During the Christmas season we are mostly focused on the birth of Christ. Which makes complete sense. He is God incarnate come to save us. He deserves our attention. But there are other characters in the story.
What about Mary? Have you ever really stopped to think about what her experience was like?
I know I haven’t given it much thought in the past. It’s part of the story that I’ve become so familiar with that I don’t think about how strange and scary it must have been for her. I mean think about it, an angel comes to her (scary in and of itself) and tells her she is going to have a child. Which she questions because she isn’t married yet and obviously hasn’t slept with her betrothed.
If I was Mary, my mind would be racing a mile-a-minute at this point. But she seems so calm and collected. After the angel gives her an explanation, she simply says, “I am the servant of the Lord.”
God must have given her peace and clarity in that moment.
We don’t know a whole lot about Mary during her pregnancy. There is more to her story that I wonder about. We can’t know for sure what was going on in Mary’s heart, but I’m sure it was something similar to what was going on in my own heart at the anticipation of my daughter’s birth. I was excited and nervous. Excited for this tiny little human that would become a part of our family. Wondering what she would look like and praying for who she will become. Nervous because I’d never had a baby before and I was feeling unsure about my abilities to be a good mother.

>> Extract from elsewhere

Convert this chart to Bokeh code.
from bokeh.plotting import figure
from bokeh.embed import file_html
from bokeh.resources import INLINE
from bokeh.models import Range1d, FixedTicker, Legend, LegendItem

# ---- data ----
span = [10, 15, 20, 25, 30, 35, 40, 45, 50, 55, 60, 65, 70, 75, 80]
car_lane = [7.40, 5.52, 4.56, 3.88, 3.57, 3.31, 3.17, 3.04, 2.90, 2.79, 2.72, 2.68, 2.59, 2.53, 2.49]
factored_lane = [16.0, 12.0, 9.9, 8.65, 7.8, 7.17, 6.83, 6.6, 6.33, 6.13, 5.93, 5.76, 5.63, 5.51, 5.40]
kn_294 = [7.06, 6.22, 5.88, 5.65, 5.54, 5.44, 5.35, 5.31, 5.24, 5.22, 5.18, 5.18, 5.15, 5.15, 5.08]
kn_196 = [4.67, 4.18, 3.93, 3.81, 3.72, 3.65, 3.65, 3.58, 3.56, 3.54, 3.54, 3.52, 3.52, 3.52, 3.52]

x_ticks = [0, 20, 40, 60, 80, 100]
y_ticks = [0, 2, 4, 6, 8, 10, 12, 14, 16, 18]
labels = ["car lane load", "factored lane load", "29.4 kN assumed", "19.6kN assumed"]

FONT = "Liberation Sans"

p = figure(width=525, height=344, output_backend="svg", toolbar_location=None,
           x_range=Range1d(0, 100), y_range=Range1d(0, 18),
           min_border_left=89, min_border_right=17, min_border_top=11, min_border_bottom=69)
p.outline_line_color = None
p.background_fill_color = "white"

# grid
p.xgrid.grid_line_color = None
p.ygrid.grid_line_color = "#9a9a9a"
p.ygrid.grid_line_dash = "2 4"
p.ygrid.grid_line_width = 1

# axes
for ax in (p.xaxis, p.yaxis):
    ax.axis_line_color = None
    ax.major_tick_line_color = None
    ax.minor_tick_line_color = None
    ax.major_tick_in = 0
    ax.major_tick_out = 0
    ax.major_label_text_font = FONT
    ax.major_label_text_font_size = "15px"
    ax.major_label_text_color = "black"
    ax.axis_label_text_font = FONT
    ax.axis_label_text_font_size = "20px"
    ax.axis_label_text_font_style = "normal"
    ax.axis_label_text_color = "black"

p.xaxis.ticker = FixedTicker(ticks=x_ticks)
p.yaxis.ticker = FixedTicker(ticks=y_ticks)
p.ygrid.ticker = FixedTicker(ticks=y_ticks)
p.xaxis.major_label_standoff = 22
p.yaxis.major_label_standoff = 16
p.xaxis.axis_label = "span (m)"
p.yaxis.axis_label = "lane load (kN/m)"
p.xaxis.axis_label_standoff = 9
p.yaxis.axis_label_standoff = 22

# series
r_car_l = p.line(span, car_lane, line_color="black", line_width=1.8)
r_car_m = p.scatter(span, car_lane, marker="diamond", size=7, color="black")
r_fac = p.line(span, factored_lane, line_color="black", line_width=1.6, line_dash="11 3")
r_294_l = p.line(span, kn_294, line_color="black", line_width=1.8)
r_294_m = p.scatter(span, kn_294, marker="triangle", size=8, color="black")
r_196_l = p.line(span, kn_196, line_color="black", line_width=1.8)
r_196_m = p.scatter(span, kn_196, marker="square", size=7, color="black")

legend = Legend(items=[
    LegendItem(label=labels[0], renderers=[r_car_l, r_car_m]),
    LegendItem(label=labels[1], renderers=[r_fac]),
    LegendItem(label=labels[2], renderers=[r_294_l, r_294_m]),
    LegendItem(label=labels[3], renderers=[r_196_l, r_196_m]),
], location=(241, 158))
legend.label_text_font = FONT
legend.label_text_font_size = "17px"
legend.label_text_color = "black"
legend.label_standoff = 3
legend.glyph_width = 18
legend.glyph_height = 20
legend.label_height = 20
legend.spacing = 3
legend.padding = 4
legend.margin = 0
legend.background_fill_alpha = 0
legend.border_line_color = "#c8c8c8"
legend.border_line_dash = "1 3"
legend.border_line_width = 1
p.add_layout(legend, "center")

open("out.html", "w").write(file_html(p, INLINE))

But Mary knew that she wasn’t giving birth to just any baby. She knew that he would be the savior of us all. When He was finally in her arms and she looked down on his sweet face I’m sure she was filled with an unexplained joy. But I don’t think Mary knew on the night her son was born that he would suffer for us all. She probably had hopes and dreams for him just like any mother does. I’m sure she never imagined watching him suffer and die.
But God knew that her heart was pure enough to mother Jesus. He knew that when it came down to it she would find her strength in Him.
And this Christmas season as I face my own struggles, I find myself wondering if I can be strong like Mary. If I can have the wisdom and understanding to trust that God has a plan.
I am so thankful for examples of women like Mary who show us what complete trust in God and our savior Jesus looks like.